Review: Chocolatey Fudge Pop-Tarts Bites

New Chocolatey Fudge Pop-Tarts Bites Review Box

Anybody else got weird, yet oh-so-satisfying ways to eat food? And I don’t mean any particular combination of foods—though I will proudly die on the Pringles with Ketchup Hill, as it’s where my family plot will be.

No, I’m talking unconventional approaches to the physical act of eating something. Sure, there are classics, like unscrewing and licking an Oreo clean or consuming Snickers with a fork & knife. And there are more disturbing ones, like those who eat kiwis with the fuzzy flesh on, or the worryingly confident breed of Fun Dip consumer who eats the sticks totally unadorned.
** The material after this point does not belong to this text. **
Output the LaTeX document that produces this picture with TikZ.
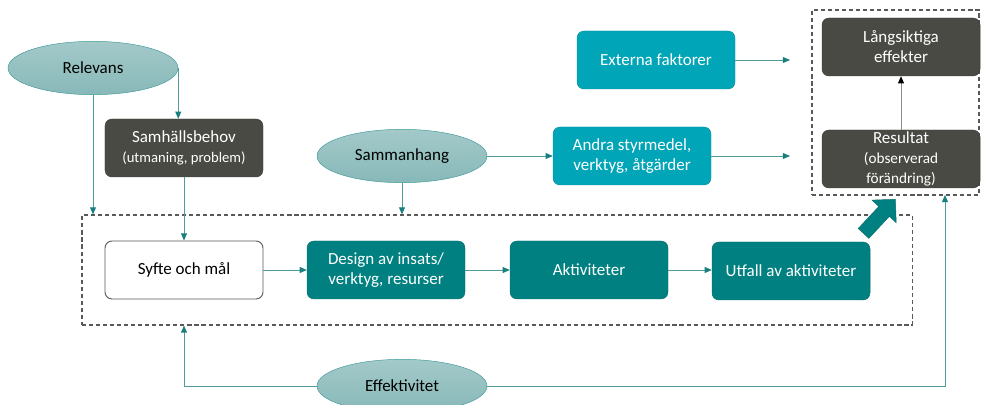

Personally, I like to eat completely around the cookie part of a Twix to save it for last, consume a handful of popcorn like an apple, and more-than-occasionally swallow pasta noodles whole for the unique tracheal imprint left by each respective shape. Oh, and I used to unknowingly eat Reese’s Cups with the paper still on until an embarrassingly mature age.

Pop-Tarts are far from immune from this sort of nuanced noshing. While my formerly frowned-upon habit of freezing toaster pastries has now been largely normalized (you’re welcome), I still know many who will nibble around the crust before handling the sweet meat of the matter. This may be less barbaric (albeit less creative) than eating the insides before the crust, but either way these folks are depriving themselves of the blessed balance struck at the baked-in slip fault between frosting and crisped crust.

No, now that I’ve eaten Chocolatey Fudge Pop-Tarts Bites, I believe there is a better way: one that may be difficult to scale up to a regular Pop-Tart, but which ought to nevertheless cleave your breakfast time traditions in twain.

New Chocolatey Fudge Pop-Tarts Bites Review

It’s simple: something about the way Pop-Tarts Bites are made leaves behind a Death Starry mortal weakness: the two sandwiching halves of any given Bite can be easily split by softly sinking your front teeth into its floured seam.

However, it’s critical that you initiate said bisection with the bottom of the Bite facing you. Why?

New Chocolatey Fudge Pop-Tarts Bites Review Inside

That’s why.

Yes, for some reason all of the mocha mud inside a Chocolate Fudge Pop-Tart Bite is wholly painted on the backside of its dinky pastry vehicle’s frosted top. Which means that once you’ve finished the fair-to-middling, cocoa-powdered bottom crust, you can plunk the other half (filling side down) onto your tongue and savor it like the world’s richest hallucinogen.

Now this technique may seem like hypocrisy, as I earlier wrote of the sacred Pop-Tartian bond between crust and filling, but putting that next to the default state of Pop-Tarts Bite consumption is like comparing apples to orange Starburst. For me, there used to be no natural way to eat a Pop-Tart Bite in more than a single Bite, thus negating any sort of presumed crust–center juxtaposition. Not to say that Chocolate Fudge Pop-Tarts Bites are bad when enjoyed in-tact—quite the contrary. I could probably eat an entire pouch in a single bite, barcode and all. Just as its predecessor flavors were, Chocolatey Fudge Pop-Tarts Bites are very much a scale replica of real Chocolate Fudge Pop-Tarts—well, except for the inexplicable addition of a -y to its name. perhaps this part-time vowel is meant to stand for you, the player of this fudgy log splitting simulator.

Anyway, the cocoa crust is smattered with subtly grounding cocoa powder biscuitiness, while the filling glistens with buttery milk chocolate that could easily pass as gelatinous fudge.

This tastiness is what forced me to explore any more methodical way to eat Pop-Tarts Bites that would stop me from choking/chungus-ing down these suckers ’til the police place me under cardiac arrest. I don’t really know what I’m getting at by this point in the review, but the point stands that no matter how you choose to eat Chocolatey Fudge Pop-Tarts Bites, as long as you love chocolate, fudge, and/or Pop-Tarts, these will be worth your money. I only wish the boxes had more than five packets, so I could easily store one in my glove, shoe, hot, mystery, moving, empty cereal, and safety deposit boxes. Maybe chuck a couple dozen more Bites into each pouch while you’re at it, eh?

Because now I just want to make a leaning tower of fudge-bottomed Top-Tarts.


The Bowl: Chocolatey Fudge Pop-Tarts Bites

The Breakdown: Outside of serving size (which may be a blessing in disguise) it’s tough to find anything truly bad to say about this adaptation of a personal childhood favorite Pop-Tart. It tastes just like the real thing and breaks more cleanly in half, allowing every Oreo licker in the world to dive ‘bud first into a shaved-off fudge crown.